Trump's Onstage Lurking Creeped People Out During Second Debate

(Rick T. Wilking/Pool via AP)
(Rick T. Wilking/Pool via AP)

The second presidential debate on Sunday, Oct. 9, between Republican nominee Donald Trump and Democratic nominee and former Secretary of State Hillary Clinton featured a town hall-style format in which both candidates could sit on high-back stools, surrounded by a circle of undecided voters who were there to pose questions to them.

While a more formal debate positions the candidates behind a podium or a desk, the town hall format puts candidates in the occasionally awkward position of having to assume a casual pose during a serious event.

trump stands behind clinton
(Photo: Getty Images)

On Sunday night, as many on the Internet pointed out, this resulted in Trump assuming a somewhat menacing and threatening pose.

Trump was on his feet from the beginning, frequently pacing the stage behind his opponent as she spoke. Clinton, on the other hand, usually took a seat after she had finished speaking.

trump clinton body language
(Photo: Getty Images)

When asked about Trump’s onstage pacing by a reporter while boarding her plane after the debate, Clinton commented that “he was very present.”

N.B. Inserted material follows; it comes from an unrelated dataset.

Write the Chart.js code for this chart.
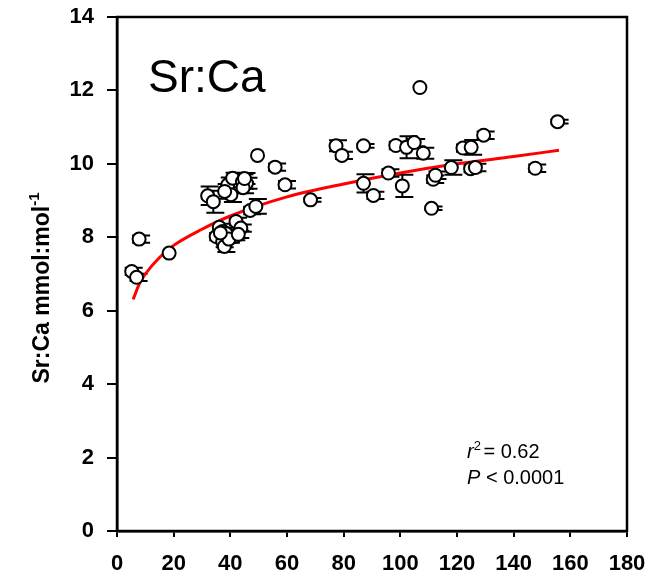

Some found (dark) humor in Trump’s body language, quickly launching widely shared Internet memes.

Many others pointed out that Trump’s stance was a classic way to convey intimidation.

And experts agreed.

“His body language spoke so clearly,” Susan Krauss Whitbourne, PhD, a professor of psychology at the University of Massachusetts at Amherst who has written on the psychology of body language, tells Yahoo Beauty. “This bullying stance and sniffling — that’s his telltale sign, definitely, the sniffles. It’s all bullying. The hulking, the glaring — he’s expressing the bullying overtly. It’s not even hidden.”

Krauss Whitbourne muses that such unbridled physical aggression might also reflect Trump’s now notorious inability to regulate what he says and does.

“One wonder how much of this is staged and how much of this is his ability to filter,” she says. “He’s leaking this communication all over the place. Is it intentional? Is it unintentional? Either way, the effect on viewers and the audience and Hillary — I assume — is: ‘I’m going to rough you up unless you’re careful.‘”

After the leak of the 2005 Access Hollywood tape in which Trump describes sexually assaulting women, and after his campaign’s pre-debate press event with women who have accused former President Bill Clinton of rape and unwanted sexual advances, his body language, some noted, read as as almost predatory.

Krauss Whitbourne also adds that Trump on Sunday night conveyed the impression of someone “backed into a corner, fighting, in the ring, saying, ‘I’m going to use my body to overpower you.'”

This expression of aggression, she says, comes not from a place of strength, but perhaps from the opposite.

“Underneath it all, it’s a basic sense of insecurity. If someone has to overstate this in their body language, you have to wonder why. Is he 5 and he’s on the playground, and has to show this harassing aggression?” Krauss Whitbourne asks.

Why so many viewers of last night’s debate feel such a visceral response to Trump’s body language?

“He got himself in the camera right around Hillary, right behind Hillary,” Krauss Whitbourne explains. “She’s small, he’s large. We identify with the victim, and she looked like the victim, even though she didn’t act like one. We, in her place, would feel victimized. We’ve all been there. We’ve all been targeted by bullies at some point in our lives, and that’s the primal element this brings out.”